**OBJECTIVE:** Transcribe the material word for word, but without the images.

Entries taken from a collection:
------------------------------------------------------------
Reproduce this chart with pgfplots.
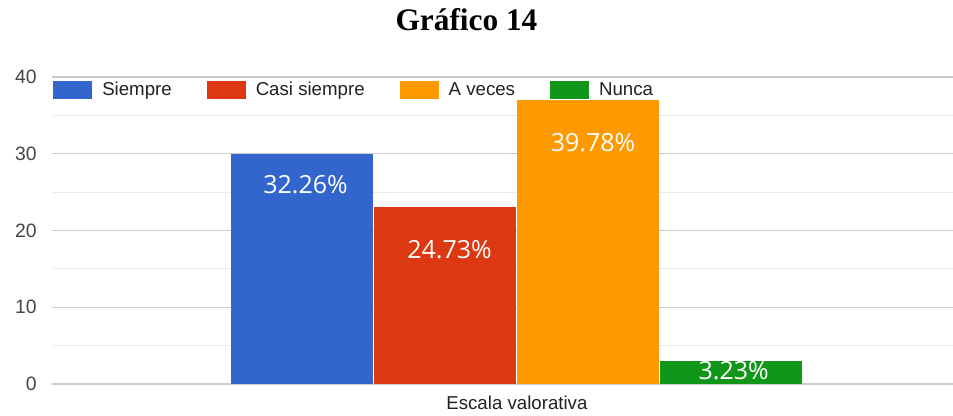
\documentclass[border=0pt]{standalone}
\usepackage{fontspec}
\setmainfont{Liberation Sans}
\newfontfamily\titlefont{Liberation Serif}
\newfontfamily\barfont{Open Sans}
\usepackage{pgfplots}
\pgfplotsset{compat=1.18}
\definecolor{gblue}{HTML}{3366CC}
\definecolor{gred}{HTML}{DC3912}
\definecolor{gorange}{HTML}{FF9900}
\definecolor{ggreen}{HTML}{109618}
\begin{document}
\begin{tikzpicture}
  % page = 953 x 416 px at 0.75pt per px
  \useasboundingbox (-39pt,-24pt) rectangle (675.75pt,288pt);
  \begin{axis}[
    scale only axis,
    width=675.75pt, height=230.25pt,
    xmin=52, xmax=953,
    ymin=0, ymax=40,
    ytick={0,10,20,30,40},
    minor ytick={5,15,25,35},
    xtick=\empty,
    ymajorgrids, yminorgrids,
    major grid style={draw=black!20, line width=0.9pt},
    minor grid style={draw=black!8, line width=0.9pt},
    extra y ticks={0},
    extra y tick labels={},
    extra y tick style={grid style={draw=black!80, line width=1.5pt}},
    axis line style={draw=none},
    tick style={draw=none},
    /pgf/number format/assume math mode=true,
    yticklabel style={font=\fontsize{14.5}{16}\selectfont, text=black!73,
      inner sep=0pt, xshift=-11.25pt},
    title={Gráfico 14},
    title style={at={(0.46,1)}, anchor=base, yshift=28.5pt, inner sep=0pt,
      font=\titlefont\bfseries\fontsize{23.5}{26}\selectfont},
    xlabel={Escala valorativa},
    xlabel style={at={(axis description cs:0.516,0)}, anchor=north,
      inner sep=0pt, yshift=-9pt,
      font=\fontsize{14}{16}\selectfont, text=black!87},
    legend columns=4,
    legend cell align=left,
    legend image code/.code={\fill[#1,draw=none] (0pt,-6.4pt) rectangle (29.25pt,6.4pt);},
    legend style={at={(rel axis cs:0.0011,0.9577)}, anchor=west,
      draw=none, fill=none, inner sep=0pt,
      font=\fontsize{14}{16}\selectfont, text=black!87,
      nodes={inner sep=0pt},
      /tikz/every odd column/.append style={column sep=7.5pt},
      /tikz/every even column/.append style={column sep=26.25pt}},
  ]
    \addplot[ybar, bar width=142, bar shift=0pt, fill=gblue, draw=none,
      nodes near coords={32.26\%},
      every node near coord/.append style={font=\barfont\fontsize{18.75}{20}\selectfont,
        text=white, anchor=center, xshift=2.6pt, yshift=-23.25pt}]
      coordinates {(302,30)};
    \addplot[ybar, bar width=142, bar shift=0pt, fill=gred, draw=none,
      nodes near coords={24.73\%},
      every node near coord/.append style={font=\barfont\fontsize{18.75}{20}\selectfont,
        text=white, anchor=center, xshift=3.4pt, yshift=-31.5pt}]
      coordinates {(445,23)};
    \addplot[ybar, bar width=142, bar shift=0pt, fill=gorange, draw=none,
      nodes near coords={39.78\%},
      every node near coord/.append style={font=\barfont\fontsize{18.75}{20}\selectfont,
        text=white, anchor=center, xshift=3.8pt, yshift=-32.25pt}]
      coordinates {(588,37)};
    \addplot[ybar, bar width=142, bar shift=0pt, fill=ggreen, draw=none,
      nodes near coords={3.23\%},
      every node near coord/.append style={font=\barfont\fontsize{18.75}{20}\selectfont,
        text=white, anchor=center, xshift=2pt, yshift=-7.1pt}]
      coordinates {(731,3)};
    \legend{Siempre, Casi siempre, A veces, Nunca}
  \end{axis}
\end{tikzpicture}
\end{document}
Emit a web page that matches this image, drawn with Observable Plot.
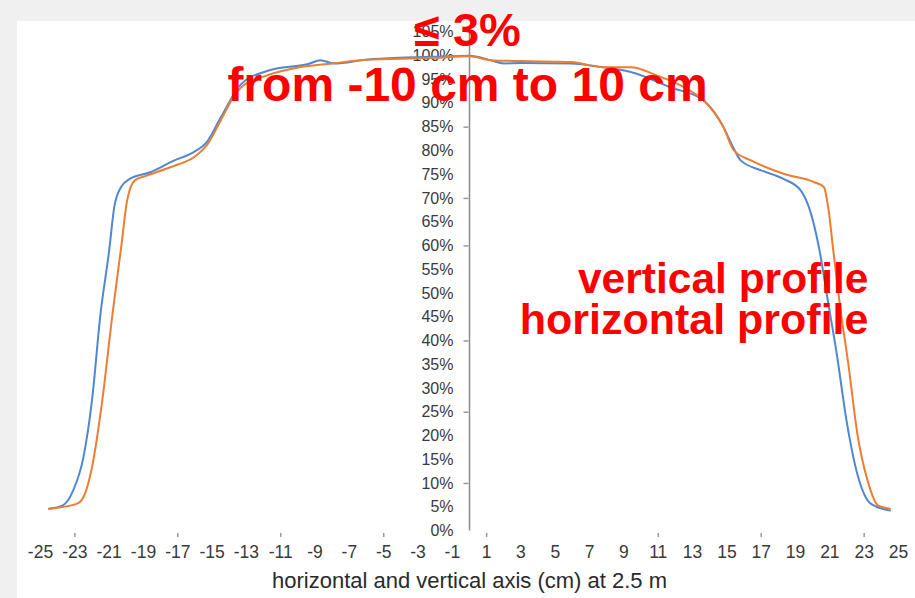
------------------------------------------------------------
**FULL SOLUTION:**
Reproduce this chart with pgfplots.
\documentclass[border=0pt]{standalone}
\usepackage{fontspec}
\setmainfont{Liberation Sans}
\newfontfamily\titlefont{Liberation Serif}
\newfontfamily\barfont{Open Sans}
\usepackage{pgfplots}
\pgfplotsset{compat=1.18}
\definecolor{gblue}{HTML}{3366CC}
\definecolor{gred}{HTML}{DC3912}
\definecolor{gorange}{HTML}{FF9900}
\definecolor{ggreen}{HTML}{109618}
\begin{document}
\begin{tikzpicture}
  % page = 953 x 416 px at 0.75pt per px
  \useasboundingbox (-39pt,-24pt) rectangle (675.75pt,288pt);
  \begin{axis}[
    scale only axis,
    width=675.75pt, height=230.25pt,
    xmin=52, xmax=953,
    ymin=0, ymax=40,
    ytick={0,10,20,30,40},
    minor ytick={5,15,25,35},
    xtick=\empty,
    ymajorgrids, yminorgrids,
    major grid style={draw=black!20, line width=0.9pt},
    minor grid style={draw=black!8, line width=0.9pt},
    extra y ticks={0},
    extra y tick labels={},
    extra y tick style={grid style={draw=black!80, line width=1.5pt}},
    axis line style={draw=none},
    tick style={draw=none},
    /pgf/number format/assume math mode=true,
    yticklabel style={font=\fontsize{14.5}{16}\selectfont, text=black!73,
      inner sep=0pt, xshift=-11.25pt},
    title={Gráfico 14},
    title style={at={(0.46,1)}, anchor=base, yshift=28.5pt, inner sep=0pt,
      font=\titlefont\bfseries\fontsize{23.5}{26}\selectfont},
    xlabel={Escala valorativa},
    xlabel style={at={(axis description cs:0.516,0)}, anchor=north,
      inner sep=0pt, yshift=-9pt,
      font=\fontsize{14}{16}\selectfont, text=black!87},
    legend columns=4,
    legend cell align=left,
    legend image code/.code={\fill[#1,draw=none] (0pt,-6.4pt) rectangle (29.25pt,6.4pt);},
    legend style={at={(rel axis cs:0.0011,0.9577)}, anchor=west,
      draw=none, fill=none, inner sep=0pt,
      font=\fontsize{14}{16}\selectfont, text=black!87,
      nodes={inner sep=0pt},
      /tikz/every odd column/.append style={column sep=7.5pt},
      /tikz/every even column/.append style={column sep=26.25pt}},
  ]
    \addplot[ybar, bar width=142, bar shift=0pt, fill=gblue, draw=none,
      nodes near coords={32.26\%},
      every node near coord/.append style={font=\barfont\fontsize{18.75}{20}\selectfont,
        text=white, anchor=center, xshift=2.6pt, yshift=-23.25pt}]
      coordinates {(302,30)};
    \addplot[ybar, bar width=142, bar shift=0pt, fill=gred, draw=none,
      nodes near coords={24.73\%},
      every node near coord/.append style={font=\barfont\fontsize{18.75}{20}\selectfont,
        text=white, anchor=center, xshift=3.4pt, yshift=-31.5pt}]
      coordinates {(445,23)};
    \addplot[ybar, bar width=142, bar shift=0pt, fill=gorange, draw=none,
      nodes near coords={39.78\%},
      every node near coord/.append style={font=\barfont\fontsize{18.75}{20}\selectfont,
        text=white, anchor=center, xshift=3.8pt, yshift=-32.25pt}]
      coordinates {(588,37)};
    \addplot[ybar, bar width=142, bar shift=0pt, fill=ggreen, draw=none,
      nodes near coords={3.23\%},
      every node near coord/.append style={font=\barfont\fontsize{18.75}{20}\selectfont,
        text=white, anchor=center, xshift=2pt, yshift=-7.1pt}]
      coordinates {(731,3)};
    \legend{Siempre, Casi siempre, A veces, Nunca}
  \end{axis}
\end{tikzpicture}
\end{document}
Emit a web page that matches this image, drawn with Observable Plot.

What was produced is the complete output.